Saturday, May 3, 2008

Arkansas History Lesson and Pronunciation Rant!


This is my rant for May! We have a county in Arkansas named "Cleburne" after Confederate Major General Patrick Ronayne Cleburne. He is often referred to as the "Stonewall Jackson of the West." After serving in the British Army, he emigrated from Ireland to America and settled in Arkansas in the Helena area where is he was a druggist and a highly successful property attorney. He joined the Confederacy in early 1861 and led Confederate troops in some of the bloodiest battles of the War Between the States including the Kentucky Campaign, Richmond, Perryville, Shiloh, the seige of Corinth, and at Chickamauga. He was wounded twice before being killed at the battle of Franklin on November 20, 1864.

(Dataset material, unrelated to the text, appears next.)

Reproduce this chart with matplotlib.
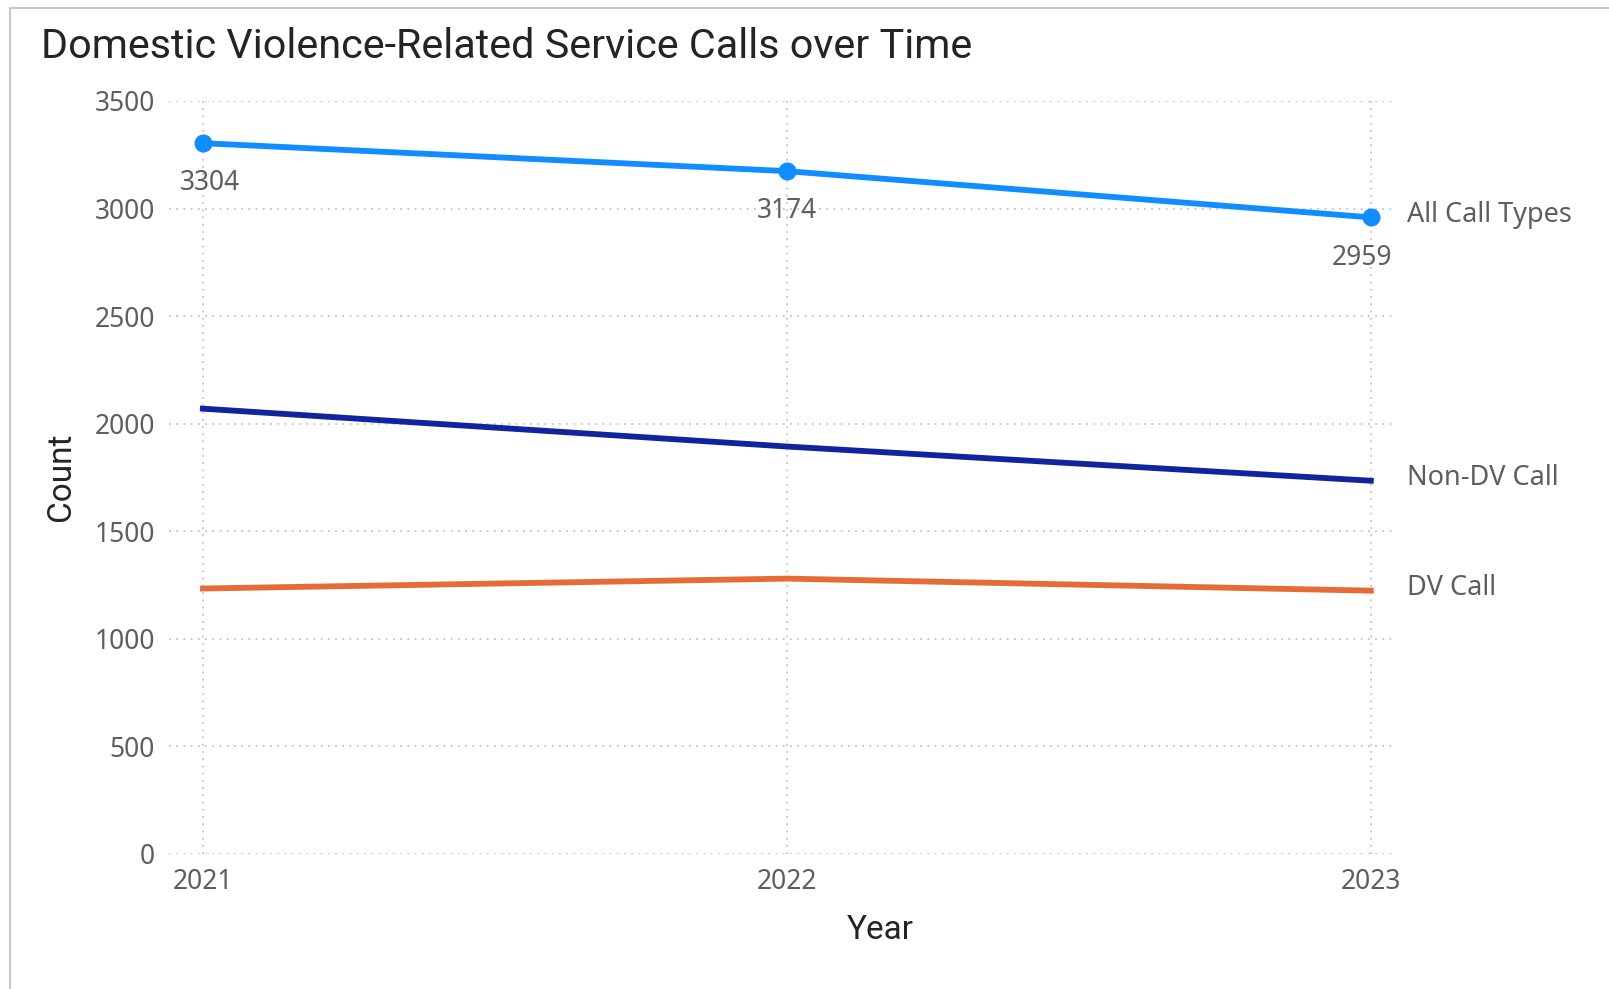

I am not a Civil War buff, in fact, I avoid reading books or watching movies about that war because I think it is probably the most tragic war this country has ever been involved in. However, I have great grandfathers on both sides of my family who fought for the south in this war, including one who died as a prisoner of war and I cannot deny that it is part of my heritage.

However you feel about this war, General Cleburne was a good soldier, a good Arkansan, and he deserves to have his name pronounced correctly! When I was growing up in Arkansas everyone "knew" that the correct way to pronounce Cleburne County was "clay-burn." Most of us didn't know why that pronunciation was correct, or who the county was named for but we all said it correctly. Now, no matter what TV news I watch, I get "klee-burn" over and over.

General Cleburne was Irish. In Gaelic the unaccented "e" is pronounced like "a" in "clay." The accented "e" is pronounced like the "e" in "klee."

As a genealogist, I suspect that if you went back in the family tree of some of our Clayborne and Claiborne families, you would find an Irishman named Cleburn. The Federal Census is notorious for getting surnames wrong.

I have just vented my frustration on the local ABC station with an email explaining all the above. I doubt it will change anything, but at least I have had my say.

I will add this disclaimer. I do not and have never lived in Cleburne County, but I bet somewhere in that lovely county there are people my age who feel the same way I do.